On the motion of vertical and oblique sand jets in stagnant immiscible liquids
Abstract
Sand jets and particle clouds in water and viscous fluids have been a frequent subject of intense
research and are pertinent to many environmental, industrial, and engineering processes. Mixing
and dispersion of sand jets and particle clouds in water have been studied to design and optimize
wastewater dredging disposal and marine bed capping. Motion of dispersed particles in viscous
fluids is of great interest in design and operation of oil-sand tailing ponds and modeling magma
flows. The motion of vertical and oblique sand jets passing through an immiscible layer is
controlled by the properties of background fluids, the physical characteristics of sand particles,
and the initial release conditions. Predicting the fate of the instantaneously released sediments in
stratified oil-water system requires knowledge of how various physical factors contribute to the
formation process of sediment clouds.
Laboratory experiments were conducted to study the behaviour of particle clouds passing
through two immiscible fluids (i.e., oil and water), formed by instantaneous release of dry sand
particles from different angles and various heights above the oil layer, and to understand the effects
of controlling parameters on the formation of particle clusters. Different air release heights h,
release angle θ, nozzle diameters do, and sand masses m were tested. Nozzle size and mass of sand
particles were grouped to form a non-dimensional parameter as L/do where L is the length of pipe
filled up with sand particles. Wide ranges of aspect ratios (1≤L/do≤19.6 for vertical and
1.5≤L/do≤24.5 for oblique sand jets) were considered. Air release height was normalized to form
non-dimensional air release height as η.
Effects of the characteristics of sand jets in air such as mass flow rate, sand impact velocity,
and jet diameter on the evolution of oily sand jets were investigated. It was found that the diameter
of sand jet in air linearly correlated with the nozzle diameter. Evolution of oily sand jets with time was investigated using image processing and boundary visualization techniques. Different shapes
of the frontal head and various evolution patterns were observed based on the initial parameters.
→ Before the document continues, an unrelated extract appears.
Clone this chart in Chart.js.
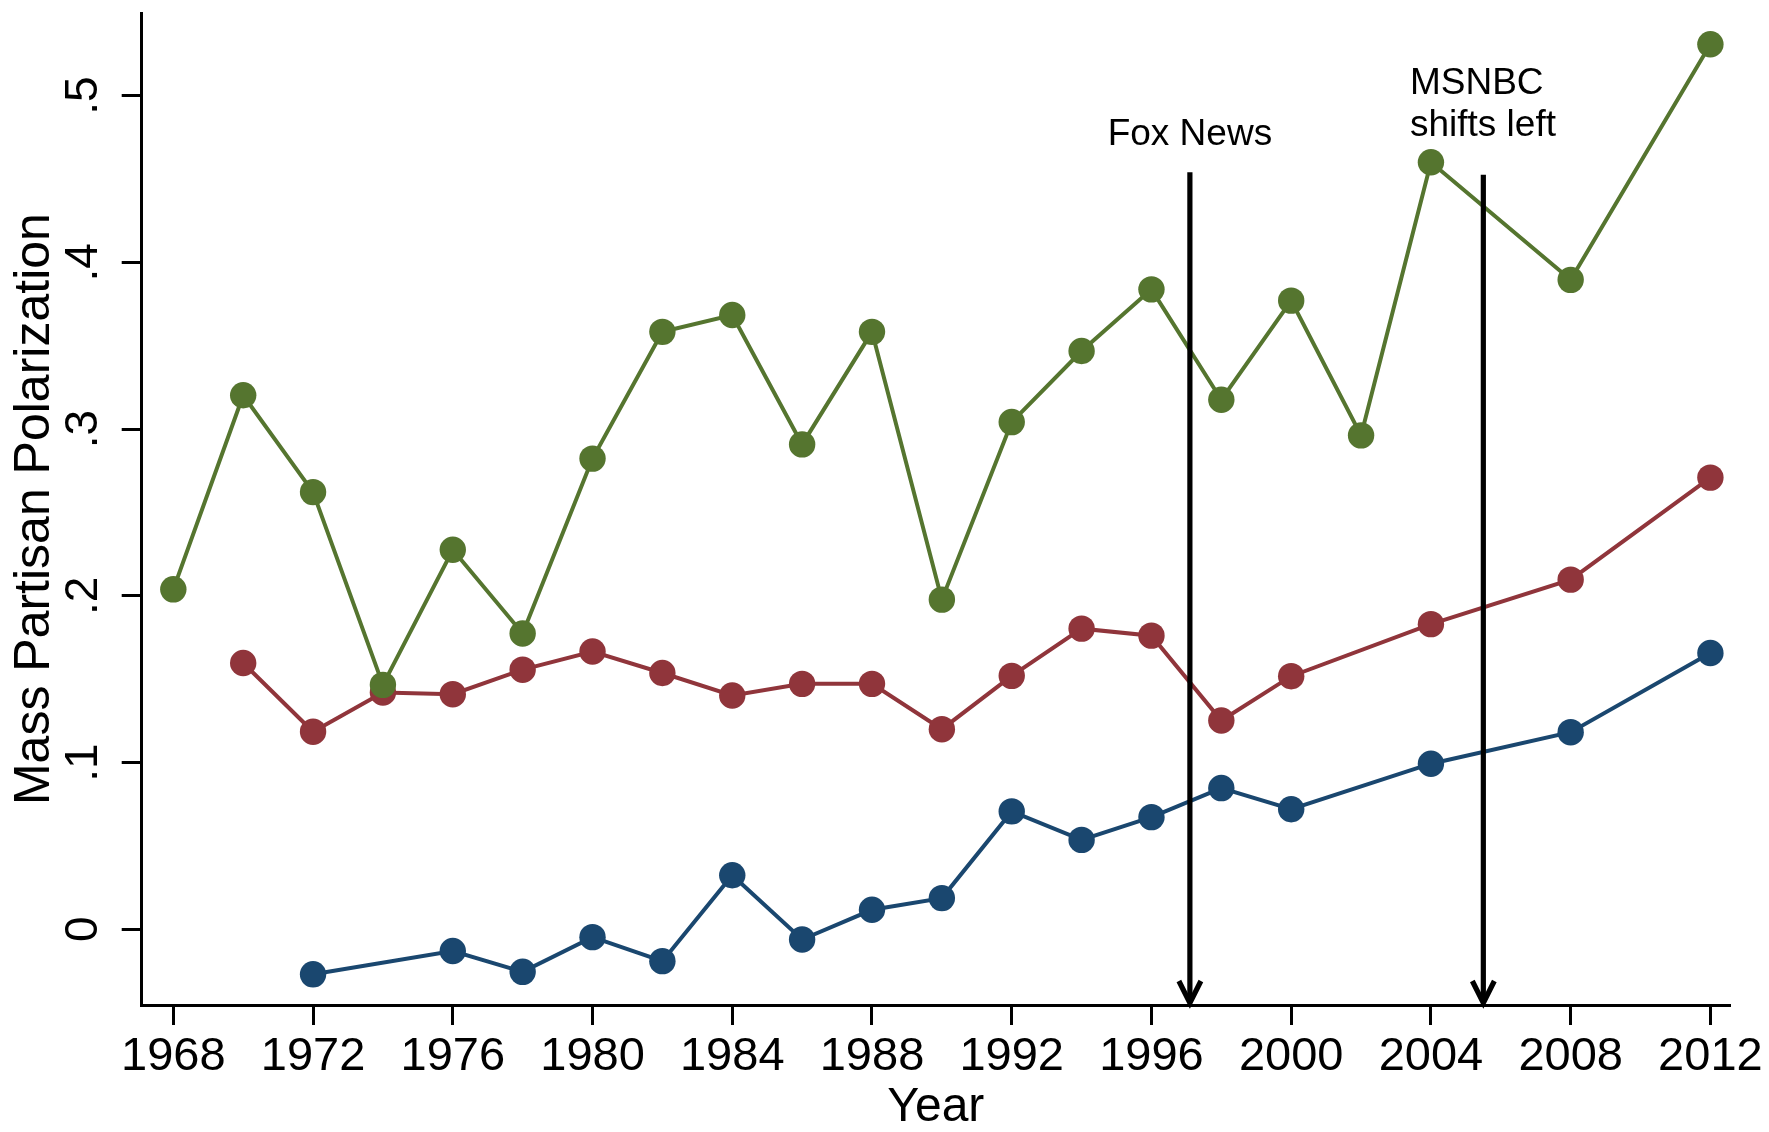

The frontal width and velocity of oily sand were measured for different evolution times.
Dimensional analysis was performed, and empirical correlations were introduced to predict the
frontal width and velocity of particle clouds passing through immiscible layer. The average shear
stress in the immiscible layer and in the early stages of evolution was calculated from the
measurements: the normalised shear stress between sand particles and the immiscible layer was
found to linearly increase with the impact momentum. The average drag coefficient of sand jet
front was calculated and results were compared with the classical drag models. The average drag
coefficient of oily sand jets was found to be smaller than the drag coefficient of individual sand
particles in a steady-state condition.